Großes Kino zum Lesen
Von Carsten Happe
Es ist zugegebenermaßen ein dankbares Sujet, die Filme von Terry Gilliam und seine wechselvolle Karriere eingehender zu beleuchten und zu analysieren. Einerseits strotzen nahezu alle seiner Filme vor verschiedensten Bedeutungsebenen, Zitaten aus der Film- und Kunstgeschichte, Mythen und Legendenschreibungen, sind zumeist bis ins kleinste Detail mit Verweisen und Anspielungen vollgestopft, die mannigfache Lesarten geradezu herausfordern. Darüber hinaus bilden die Produktionsgeschichten aller realisierten und nicht realisierten Gilliam-Filme seit Brazil ein Füllhorn kleinerer und größerer Katastrophenanekdoten, die in ihrer fast schon schicksalhaften Konzentration auf diesen ungemein talentierten Regisseur und Autor den Stoff für einen, wenn nicht gleich mehrere Filme abgäben.

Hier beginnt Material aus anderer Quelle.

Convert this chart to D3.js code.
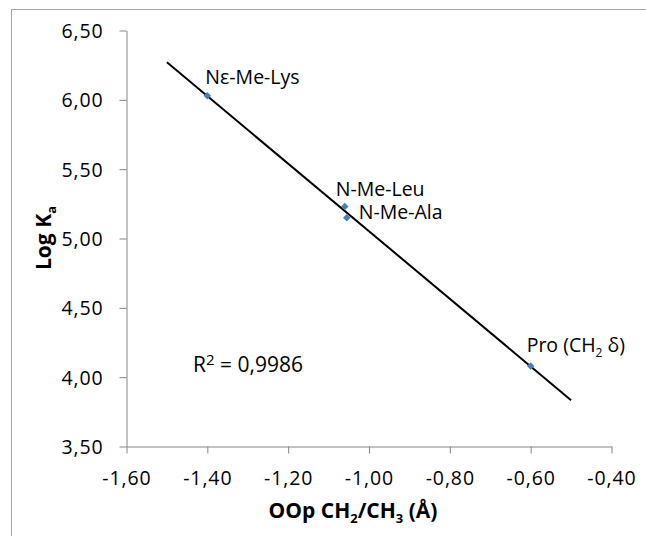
<!DOCTYPE html>
<html><head><meta charset="utf-8">
<script src="https://cdn.jsdelivr.net/npm/d3@7"></script>
<style>
html,body{margin:0;padding:0;background:#fff;}
svg{display:block;font-family:"Open Sans",sans-serif;}
</style></head>
<body>
<svg id="c" width="646" height="536"></svg>
<script>
// Data
const labels = ["Nε-Me-Lys", "N-Me-Leu", "N-Me-Ala", "Pro (CH2 δ)"];
const xValues = [-1.40, -1.06, -1.055, -0.60];
const yValues = [6.03, 5.23, 5.15, 4.08];
const xTicks = [-1.6, -1.4, -1.2, -1.0, -0.8, -0.6, -0.4];
const yTicks = [3.5, 4.0, 4.5, 5.0, 5.5, 6.0, 6.5];
const trendRange = [-1.5, -0.5];
const r2Text = "0,9986";

const svg = d3.select("#c");
// chart area border
svg.append("rect").attr("x", 11.5).attr("y", 9.5).attr("width", 700).attr("height", 600)
  .attr("fill", "none").attr("stroke", "#a6a6a6").attr("stroke-width", 1);

const x = d3.scaleLinear().domain([-1.6, -0.4]).range([126.5, 611.5]);
const y = d3.scaleLinear().domain([3.5, 6.5]).range([446.5, 30.5]);
const fmt = d => d3.format(".2f")(d).replace(".", ",").replace("−", "-");

const axisColor = "#868686";
const gy = svg.append("g").attr("transform", "translate(126.5,0)")
  .call(d3.axisLeft(y).tickValues(yTicks).tickFormat(fmt).tickSize(7).tickSizeOuter(0).tickPadding(16));
const gx = svg.append("g").attr("transform", "translate(0,446.5)")
  .call(d3.axisBottom(x).tickValues(xTicks).tickFormat(fmt).tickSize(7).tickSizeOuter(0).tickPadding(18));
[gx, gy].forEach(g => {
  g.select(".domain").attr("stroke", axisColor);
  g.selectAll(".tick line").attr("stroke", axisColor);
  g.selectAll(".tick text").attr("fill", "#000").attr("font-family", "Open Sans")
    .attr("font-size", 19.5).attr("letter-spacing", 0.9);
});
gx.selectAll(".tick text").attr("dy", null).attr("y", 38.5);
gy.selectAll(".tick text").attr("dy", "0.36em");

// regression trendline
const n = xValues.length;
const mx = d3.mean(xValues), my = d3.mean(yValues);
let sxy = 0, sxx = 0;
for (let i = 0; i < n; i++) { sxy += (xValues[i]-mx)*(yValues[i]-my); sxx += (xValues[i]-mx)**2; }
const slope = sxy/sxx, icpt = my - slope*mx;
svg.append("line")
  .attr("x1", x(trendRange[0])).attr("y1", y(icpt + slope*trendRange[0]))
  .attr("x2", x(trendRange[1])).attr("y2", y(icpt + slope*trendRange[1]))
  .attr("stroke", "#000").attr("stroke-width", 2);

// points
svg.selectAll("path.pt").data(xValues).enter().append("path").attr("class", "pt")
  .attr("d", d3.symbol(d3.symbolSquare, 28))
  .attr("transform", (d, i) => `translate(${x(d)},${y(yValues[i])}) rotate(45)`)
  .attr("fill", "#4a7ebb");

// point labels
const offs = [[-2, -12], [-9, -11], [12, 1], [-4, -14]];
labels.forEach((lab, i) => {
  const t = svg.append("text")
    .attr("x", x(xValues[i]) + offs[i][0]).attr("y", y(yValues[i]) + offs[i][1])
    .attr("font-size", 19.5).attr("fill", "#000");
  if (lab.indexOf("CH2") >= 0) {
    t.append("tspan").text("Pro (CH");
    t.append("tspan").text("2").attr("font-size", 12).attr("dy", 5);
    t.append("tspan").text(" δ)").attr("dy", -5);
  } else {
    t.text(lab);
  }
});

// R² annotation
const r = svg.append("text").attr("x", 193).attr("y", 371.5).attr("font-size", 21).attr("fill", "#000");
r.append("tspan").text("R");
r.append("tspan").text("2").attr("font-size", 15).attr("dy", -7);
r.append("tspan").text(" = " + r2Text).attr("dy", 7);

// axis titles
const xt = svg.append("text").attr("x", 353).attr("y", 517.5).attr("text-anchor", "middle")
  .attr("font-size", 21).attr("font-weight", "bold").attr("fill", "#000");
xt.append("tspan").text("OOp CH");
xt.append("tspan").text("2").attr("font-size", 13).attr("dy", 5);
xt.append("tspan").text("/CH").attr("dy", -5);
xt.append("tspan").text("3").attr("font-size", 13).attr("dy", 5);
xt.append("tspan").text(" (Å)").attr("dy", -5);

const yt = svg.append("text").attr("transform", "translate(51,238) rotate(-90)")
  .attr("text-anchor", "middle").attr("font-size", 21).attr("font-weight", "bold").attr("fill", "#000");
yt.append("tspan").text("Log K");
yt.append("tspan").text("a").attr("font-size", 13).attr("dy", 5);
</script>
</body></html>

All dies weiß Mühlbeyer in seiner Monographie zu bedienen – und er tut es mit der dem Anlass angemessenen Akribie. Trotz der mehr als vier Jahrzehnte umspannenden Karriere Gilliams ist sein Oeuvre aus vielfältigsten Gründen eher überschaubar, was es Mühlbeyer gestattet, den einzelnen Werken und ihren intertextuellen Verknüpfungen ausführlichen Platz zuzugestehen. Die profunde Analyse der Traumlogik und der Erzählmuster in Gilliams Filmen ist allein schon spannend zu lesen, der Gossip über die Auseinandersetzungen mit renitenten Studiobossen, die Gilliams rauschhafte Bilderfolgen in gängige Schemata pressen wollen, macht allerdings noch mehr Spaß, trotz aller Empathie für Gilliams künstlerische Integrität. Wie Sid Sheinberg, seinerzeit Geschäftsführer der Universal-Mutter MCA, sich monatelang weigerte Gilliams Version von Brazil in die Kinos zu bringen und letztlich eine entstellende eigene Fassung herstellen ließ; wie Thomas Schühly, Produzent der Abenteuer des Baron Münchhausen, sich vollständig verkalkuliert hatte und das gesamte Projekt in eine abenteuerliche Schieflage brachte, die man dem fertigen Film teilweise auch ansieht; wie die Dreharbeiten zu Gilliams Don Quixote-Projekt komplett eingestellt werden mussten, nachdem ein Unwetter die Kulissen weggespült und Hauptdarsteller Jean Rochefort seinen Rücken verknackst hatte; wie schließlich Heath Ledger inmitten der Dreharbeiten zu Das Kabinett des Doktor Parnassus verstarb und die klaffende Lücke letztendlich von Johnny Depp, Jude Law und Colin Farrell gemeinschaftlich gefüllt wurde – das alles ist ganz großes Kino, das sich zu lesen ungemein lohnt. Das leider etwas nachlässige Lektorat schmälert den Genuss ein wenig, wohingegen die kommentierte Filmo- und Bibliographie kaum noch Wünsche offen lässt. Wenn der Anspruch eines Filmbuchs sich darin mißt, die behandelten Werke unbedingt wieder oder auch zum ersten Mal sehen zu wollen, hat ihn Perception Is a Strange Thing mühelos erfüllt.